Johann: Si on parle d’albums des Beatles, Abbey road. D’abord par nostalgie, c’est l’album des Beatles que j’ai toujours entendu chez ma mère, chez mon père…et pour son expérimentation, son étrangeté ; je trouve des titres comme « Because » très sombre, très envoutant… mon titre préféré est « I Want You(she’s so heavy) ».
Muzzart: Quel est le meilleur concert que vous avez pu voir?
Diego: Pinback, l’année m’échappe. Un instant suspendu. Pendant la chanson « Tripoli », mon esprit n’était plus là.

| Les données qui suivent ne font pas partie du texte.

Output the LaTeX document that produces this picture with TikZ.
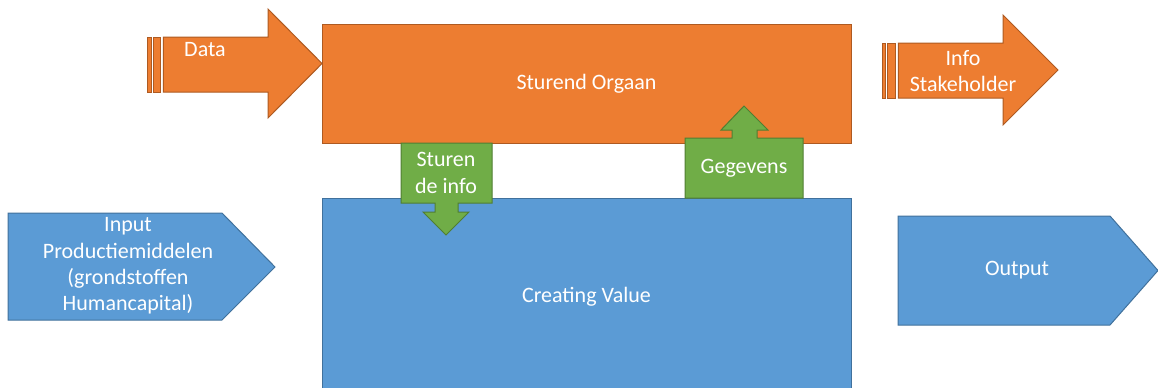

Johann: Il y a eu Morbid Angel en 2005 avec le retour du leader « David Vincent »,mais le plus marquant a été Mayhem en 2007 à Toulouse alors que paradoxalement ce n’était pas très bon : trop punk, son faible ….mais c’était en petite salle et j’étais ultra impressionné de les voir pour la première fois ; j’étais fan absolu et j’avais le cœur qui palpitait quand ils sont entrés sur scène a 1 mètre de moi. J’ai vu des concerts bien meilleurs depuis, notamment au Hellfest ,mais comme il y a tout ce qu’il est possible de voir en metal/rock, ça désacralise un peu. Citons tout de même: Venom, Obituary, Pentagram, Judas Priest, St Vitus, Discharge….
Muzzart: Quel est le tout premier album que vous ayez acheté enfant/ado ?
Diego: Chez moi c’est une trilogie. Pour accompagner le poste que j’avais tant demandé à Noel, j’ai eu droit à Dangerous de Michael Jackson, Innuendo de Queen et le Best of de David Bowie. J’étais un peu déçu car j’attendais un album de Jean-Michel jarre et autre de Prince…ne vous inquiétez pas, l’erreur a été rattrapée en peu de temps.
Johann: Iron Maiden- Piece of mind quand j’avais 14 ans. Je n’avais à l’époque aucune culture musicale, mais j’avais entendu un titre du groupe et ça avait été une décharge électrique. On était en 1998, et à l’époque écouter du heavy metal à mon âge était extrêmement ringard. Je n ‘en avais pas conscience et j’ai continué dans cette voie…ça fait 25 ans.